* **WRITTEN EXERCISE**: Copy out the whole listing exactly as written, leaving the pictures behind.

* **INFORMATION SHOWN**:
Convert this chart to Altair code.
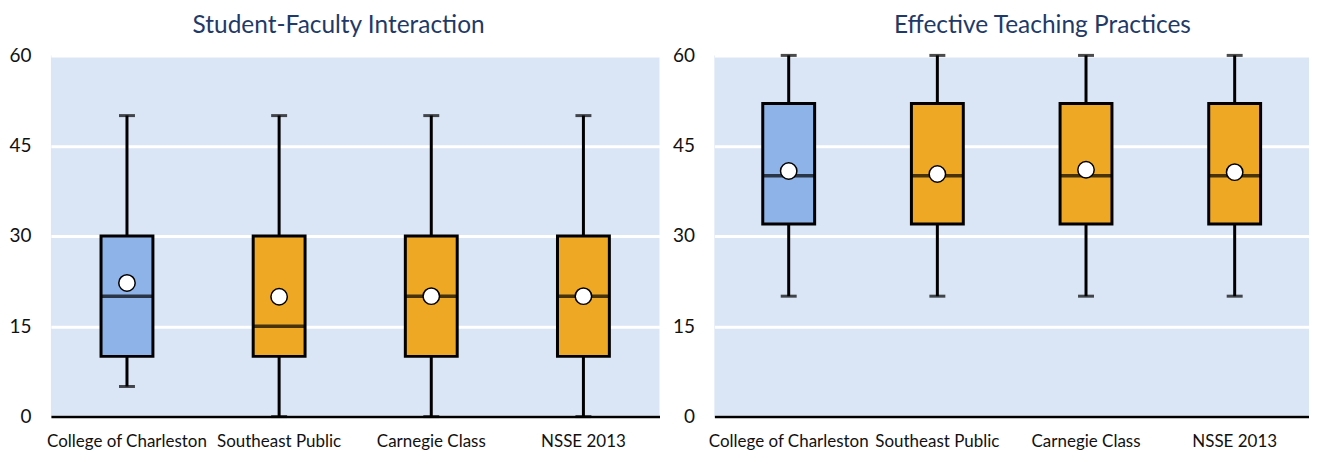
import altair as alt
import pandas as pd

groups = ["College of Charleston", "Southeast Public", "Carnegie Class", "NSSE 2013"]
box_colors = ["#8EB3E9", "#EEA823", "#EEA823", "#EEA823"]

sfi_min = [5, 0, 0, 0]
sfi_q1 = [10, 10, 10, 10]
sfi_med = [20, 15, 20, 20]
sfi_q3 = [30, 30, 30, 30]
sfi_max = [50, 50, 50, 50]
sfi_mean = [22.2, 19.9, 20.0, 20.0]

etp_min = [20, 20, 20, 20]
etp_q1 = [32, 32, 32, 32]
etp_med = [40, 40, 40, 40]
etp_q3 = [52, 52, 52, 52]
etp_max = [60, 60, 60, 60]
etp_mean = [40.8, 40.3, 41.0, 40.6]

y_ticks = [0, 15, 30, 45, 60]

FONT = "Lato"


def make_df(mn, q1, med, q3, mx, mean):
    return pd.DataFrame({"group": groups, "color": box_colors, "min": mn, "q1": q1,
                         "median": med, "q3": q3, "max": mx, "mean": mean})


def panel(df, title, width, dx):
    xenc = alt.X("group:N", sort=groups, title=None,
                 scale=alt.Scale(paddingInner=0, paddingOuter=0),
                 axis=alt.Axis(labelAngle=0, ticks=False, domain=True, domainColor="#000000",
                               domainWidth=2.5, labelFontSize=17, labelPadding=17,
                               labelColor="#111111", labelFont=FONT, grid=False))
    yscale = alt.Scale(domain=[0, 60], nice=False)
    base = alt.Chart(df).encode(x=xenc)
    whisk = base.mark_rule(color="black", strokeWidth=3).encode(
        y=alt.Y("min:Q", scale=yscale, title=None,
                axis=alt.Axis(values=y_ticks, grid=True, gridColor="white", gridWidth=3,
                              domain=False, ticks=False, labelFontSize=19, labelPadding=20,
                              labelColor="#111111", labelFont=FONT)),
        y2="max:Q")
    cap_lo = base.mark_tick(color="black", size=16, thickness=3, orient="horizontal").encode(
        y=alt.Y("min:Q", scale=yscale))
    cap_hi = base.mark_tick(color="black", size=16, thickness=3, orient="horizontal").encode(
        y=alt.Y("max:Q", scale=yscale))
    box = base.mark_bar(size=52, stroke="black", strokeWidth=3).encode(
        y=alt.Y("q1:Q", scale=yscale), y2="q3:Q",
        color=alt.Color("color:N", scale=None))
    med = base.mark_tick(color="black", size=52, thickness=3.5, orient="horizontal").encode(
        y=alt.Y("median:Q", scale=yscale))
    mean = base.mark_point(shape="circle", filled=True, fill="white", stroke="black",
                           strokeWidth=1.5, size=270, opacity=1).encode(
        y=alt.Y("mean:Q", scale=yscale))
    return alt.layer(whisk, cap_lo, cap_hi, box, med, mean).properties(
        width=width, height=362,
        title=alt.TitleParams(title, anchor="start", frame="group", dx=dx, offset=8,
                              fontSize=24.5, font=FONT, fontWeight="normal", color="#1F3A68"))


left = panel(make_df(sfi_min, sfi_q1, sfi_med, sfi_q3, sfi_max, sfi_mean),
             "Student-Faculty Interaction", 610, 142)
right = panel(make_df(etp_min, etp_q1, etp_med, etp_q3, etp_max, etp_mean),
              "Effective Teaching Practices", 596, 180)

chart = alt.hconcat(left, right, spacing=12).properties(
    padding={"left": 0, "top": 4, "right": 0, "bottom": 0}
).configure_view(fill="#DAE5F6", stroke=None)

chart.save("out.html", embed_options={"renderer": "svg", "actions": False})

* **ANSWER TO THIS PROBLEM**:
Convert this chart to Altair code.
import altair as alt
import pandas as pd

groups = ["College of Charleston", "Southeast Public", "Carnegie Class", "NSSE 2013"]
box_colors = ["#8EB3E9", "#EEA823", "#EEA823", "#EEA823"]

sfi_min = [5, 0, 0, 0]
sfi_q1 = [10, 10, 10, 10]
sfi_med = [20, 15, 20, 20]
sfi_q3 = [30, 30, 30, 30]
sfi_max = [50, 50, 50, 50]
sfi_mean = [22.2, 19.9, 20.0, 20.0]

etp_min = [20, 20, 20, 20]
etp_q1 = [32, 32, 32, 32]
etp_med = [40, 40, 40, 40]
etp_q3 = [52, 52, 52, 52]
etp_max = [60, 60, 60, 60]
etp_mean = [40.8, 40.3, 41.0, 40.6]

y_ticks = [0, 15, 30, 45, 60]

FONT = "Lato"


def make_df(mn, q1, med, q3, mx, mean):
    return pd.DataFrame({"group": groups, "color": box_colors, "min": mn, "q1": q1,
                         "median": med, "q3": q3, "max": mx, "mean": mean})


def panel(df, title, width, dx):
    xenc = alt.X("group:N", sort=groups, title=None,
                 scale=alt.Scale(paddingInner=0, paddingOuter=0),
                 axis=alt.Axis(labelAngle=0, ticks=False, domain=True, domainColor="#000000",
                               domainWidth=2.5, labelFontSize=17, labelPadding=17,
                               labelColor="#111111", labelFont=FONT, grid=False))
    yscale = alt.Scale(domain=[0, 60], nice=False)
    base = alt.Chart(df).encode(x=xenc)
    whisk = base.mark_rule(color="black", strokeWidth=3).encode(
        y=alt.Y("min:Q", scale=yscale, title=None,
                axis=alt.Axis(values=y_ticks, grid=True, gridColor="white", gridWidth=3,
                              domain=False, ticks=False, labelFontSize=19, labelPadding=20,
                              labelColor="#111111", labelFont=FONT)),
        y2="max:Q")
    cap_lo = base.mark_tick(color="black", size=16, thickness=3, orient="horizontal").encode(
        y=alt.Y("min:Q", scale=yscale))
    cap_hi = base.mark_tick(color="black", size=16, thickness=3, orient="horizontal").encode(
        y=alt.Y("max:Q", scale=yscale))
    box = base.mark_bar(size=52, stroke="black", strokeWidth=3).encode(
        y=alt.Y("q1:Q", scale=yscale), y2="q3:Q",
        color=alt.Color("color:N", scale=None))
    med = base.mark_tick(color="black", size=52, thickness=3.5, orient="horizontal").encode(
        y=alt.Y("median:Q", scale=yscale))
    mean = base.mark_point(shape="circle", filled=True, fill="white", stroke="black",
                           strokeWidth=1.5, size=270, opacity=1).encode(
        y=alt.Y("mean:Q", scale=yscale))
    return alt.layer(whisk, cap_lo, cap_hi, box, med, mean).properties(
        width=width, height=362,
        title=alt.TitleParams(title, anchor="start", frame="group", dx=dx, offset=8,
                              fontSize=24.5, font=FONT, fontWeight="normal", color="#1F3A68"))


left = panel(make_df(sfi_min, sfi_q1, sfi_med, sfi_q3, sfi_max, sfi_mean),
             "Student-Faculty Interaction", 610, 142)
right = panel(make_df(etp_min, etp_q1, etp_med, etp_q3, etp_max, etp_mean),
              "Effective Teaching Practices", 596, 180)

chart = alt.hconcat(left, right, spacing=12).properties(
    padding={"left": 0, "top": 4, "right": 0, "bottom": 0}
).configure_view(fill="#DAE5F6", stroke=None)

chart.save("out.html", embed_options={"renderer": "svg", "actions": False})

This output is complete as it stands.